Saturday, March 14, 2009

10Apr1865, Travelling to Lismore

HAGLEY, April 10th, 1865.
—It is a great trouble to me having to travel these 2 first days of Holy Week, but we couldn't rightly help it on many accounts. We left dear Hagley at 8, the little fellows (whom I shan't see again until they're schoolboys, alas !) scampering headlong down the avenue clinging on to the carriage. By a blunder of Head's, we had to delay crossing from Holyhead till night, spending the time from 2 till 11½ at Holyhead. Luckily it was the brightest, most unclouded afternoon, and we walked, and sat and talked and read pleasantly enough. Embarked at 12, three and a half hours before the boat started. A mild, still night, bathed in wonderful moonlight ; and the passage was as smooth as a pond. We got berths and slept pretty successfully. April 11th.—Landed before 8, managed to squeeze in breakfast at Dublin, railwayed to Cahir, and thence posted 12 miles. The descent to Lismore seemed to me marvellously beautiful and like a fairy-tale : the hills covered with budding woods, the deep glen, the winding river, the glorious castle standing on its steep hill.
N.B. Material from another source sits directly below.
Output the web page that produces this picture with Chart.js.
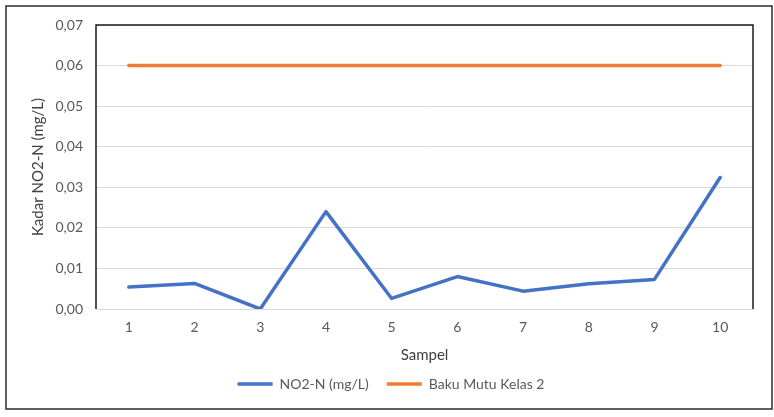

Lou and Eddy met us some little way off ; he nearly independent of sticks. Nobody else here but the Duke. The view from the north windows still more lovely and stately. One looks sheer down the precipitous bank into the Black water which is; and the castle is beautiful inside and out. April 12th.—Lou and I fished or rather toddled up the river, throwing lines with no result, encouraged by a dear enthusiastic Paddy and enjoying the delightful day.
F. and I had happy reads of my "Thoughts for Holy Week," etc., and the quiet is very nice, though nothing else would have made me like this for just this week. There was service, but, instead of the Communion Service, a Mr. Brown preached a dreadful sermon.